The input:
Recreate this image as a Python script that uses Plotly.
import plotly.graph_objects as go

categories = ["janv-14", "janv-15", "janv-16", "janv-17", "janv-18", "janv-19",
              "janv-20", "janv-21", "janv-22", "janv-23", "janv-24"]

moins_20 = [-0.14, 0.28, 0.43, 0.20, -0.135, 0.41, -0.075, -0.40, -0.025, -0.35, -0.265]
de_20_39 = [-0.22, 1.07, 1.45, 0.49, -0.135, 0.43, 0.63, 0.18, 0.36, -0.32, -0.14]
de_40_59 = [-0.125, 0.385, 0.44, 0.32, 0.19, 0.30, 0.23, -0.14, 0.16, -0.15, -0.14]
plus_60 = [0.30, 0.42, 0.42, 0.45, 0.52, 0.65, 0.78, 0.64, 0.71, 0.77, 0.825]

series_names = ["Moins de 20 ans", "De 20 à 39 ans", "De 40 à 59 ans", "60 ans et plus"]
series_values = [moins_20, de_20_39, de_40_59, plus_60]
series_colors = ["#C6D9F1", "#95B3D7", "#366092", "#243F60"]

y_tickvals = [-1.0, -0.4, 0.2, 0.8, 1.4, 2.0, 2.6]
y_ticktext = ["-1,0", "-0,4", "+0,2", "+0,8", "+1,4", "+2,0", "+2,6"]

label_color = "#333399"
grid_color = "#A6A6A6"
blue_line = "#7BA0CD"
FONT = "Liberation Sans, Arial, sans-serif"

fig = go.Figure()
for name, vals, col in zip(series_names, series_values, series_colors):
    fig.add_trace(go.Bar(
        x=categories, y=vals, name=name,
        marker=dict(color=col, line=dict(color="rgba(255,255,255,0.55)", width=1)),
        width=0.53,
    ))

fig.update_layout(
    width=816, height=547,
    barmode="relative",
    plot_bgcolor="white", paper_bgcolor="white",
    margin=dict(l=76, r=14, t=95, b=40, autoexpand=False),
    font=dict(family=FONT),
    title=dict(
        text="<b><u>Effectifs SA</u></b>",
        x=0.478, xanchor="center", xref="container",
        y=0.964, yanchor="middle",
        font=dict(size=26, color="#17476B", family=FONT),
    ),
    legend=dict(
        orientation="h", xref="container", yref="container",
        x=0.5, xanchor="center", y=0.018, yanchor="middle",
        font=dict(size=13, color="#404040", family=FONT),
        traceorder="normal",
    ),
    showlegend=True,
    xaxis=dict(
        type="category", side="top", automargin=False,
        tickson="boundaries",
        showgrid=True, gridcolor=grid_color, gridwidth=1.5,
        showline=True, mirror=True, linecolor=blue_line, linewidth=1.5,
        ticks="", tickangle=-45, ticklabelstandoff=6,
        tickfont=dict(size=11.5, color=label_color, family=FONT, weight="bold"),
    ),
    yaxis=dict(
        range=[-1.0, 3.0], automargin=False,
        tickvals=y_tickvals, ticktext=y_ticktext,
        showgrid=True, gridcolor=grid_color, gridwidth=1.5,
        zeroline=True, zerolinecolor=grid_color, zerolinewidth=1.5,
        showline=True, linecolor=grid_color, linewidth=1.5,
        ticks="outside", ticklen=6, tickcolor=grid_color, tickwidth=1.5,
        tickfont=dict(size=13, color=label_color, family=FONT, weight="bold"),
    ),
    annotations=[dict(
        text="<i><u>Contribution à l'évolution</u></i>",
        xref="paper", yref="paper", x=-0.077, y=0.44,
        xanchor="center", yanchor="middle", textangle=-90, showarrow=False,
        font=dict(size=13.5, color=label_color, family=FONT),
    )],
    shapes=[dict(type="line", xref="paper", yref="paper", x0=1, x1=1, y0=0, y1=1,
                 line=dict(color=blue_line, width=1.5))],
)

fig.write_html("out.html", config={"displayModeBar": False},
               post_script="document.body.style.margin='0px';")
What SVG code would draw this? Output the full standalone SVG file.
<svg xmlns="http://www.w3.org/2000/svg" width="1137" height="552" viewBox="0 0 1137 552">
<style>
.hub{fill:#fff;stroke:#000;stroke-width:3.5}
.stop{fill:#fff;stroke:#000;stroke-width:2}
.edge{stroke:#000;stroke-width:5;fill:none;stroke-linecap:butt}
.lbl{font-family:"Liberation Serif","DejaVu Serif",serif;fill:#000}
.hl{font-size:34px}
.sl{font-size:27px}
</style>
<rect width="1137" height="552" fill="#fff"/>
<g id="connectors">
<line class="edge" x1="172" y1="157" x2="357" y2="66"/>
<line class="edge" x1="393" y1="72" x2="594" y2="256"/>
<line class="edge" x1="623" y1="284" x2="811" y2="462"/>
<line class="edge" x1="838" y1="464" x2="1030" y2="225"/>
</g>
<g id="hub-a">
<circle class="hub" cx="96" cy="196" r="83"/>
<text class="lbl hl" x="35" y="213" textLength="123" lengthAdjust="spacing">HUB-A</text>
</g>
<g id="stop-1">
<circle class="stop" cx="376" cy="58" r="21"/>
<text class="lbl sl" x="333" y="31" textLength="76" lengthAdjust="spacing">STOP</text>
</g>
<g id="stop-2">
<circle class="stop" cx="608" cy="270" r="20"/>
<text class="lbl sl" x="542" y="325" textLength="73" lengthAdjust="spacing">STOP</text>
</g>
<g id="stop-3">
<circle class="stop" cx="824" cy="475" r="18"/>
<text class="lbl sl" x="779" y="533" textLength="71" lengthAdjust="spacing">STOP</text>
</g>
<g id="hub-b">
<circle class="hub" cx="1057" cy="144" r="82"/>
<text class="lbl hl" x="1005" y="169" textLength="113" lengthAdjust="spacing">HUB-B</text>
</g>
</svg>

Instruction:
Restate the first line and every line after it, word for word, stopping once the line with "0.71, 0.77, 0.825]" is done.

Task answer:
Recreate this image as a Python script that uses Plotly.
import plotly.graph_objects as go

categories = ["janv-14", "janv-15", "janv-16", "janv-17", "janv-18", "janv-19",
              "janv-20", "janv-21", "janv-22", "janv-23", "janv-24"]

moins_20 = [-0.14, 0.28, 0.43, 0.20, -0.135, 0.41, -0.075, -0.40, -0.025, -0.35, -0.265]
de_20_39 = [-0.22, 1.07, 1.45, 0.49, -0.135, 0.43, 0.63, 0.18, 0.36, -0.32, -0.14]
de_40_59 = [-0.125, 0.385, 0.44, 0.32, 0.19, 0.30, 0.23, -0.14, 0.16, -0.15, -0.14]
plus_60 = [0.30, 0.42, 0.42, 0.45, 0.52, 0.65, 0.78, 0.64, 0.71, 0.77, 0.825]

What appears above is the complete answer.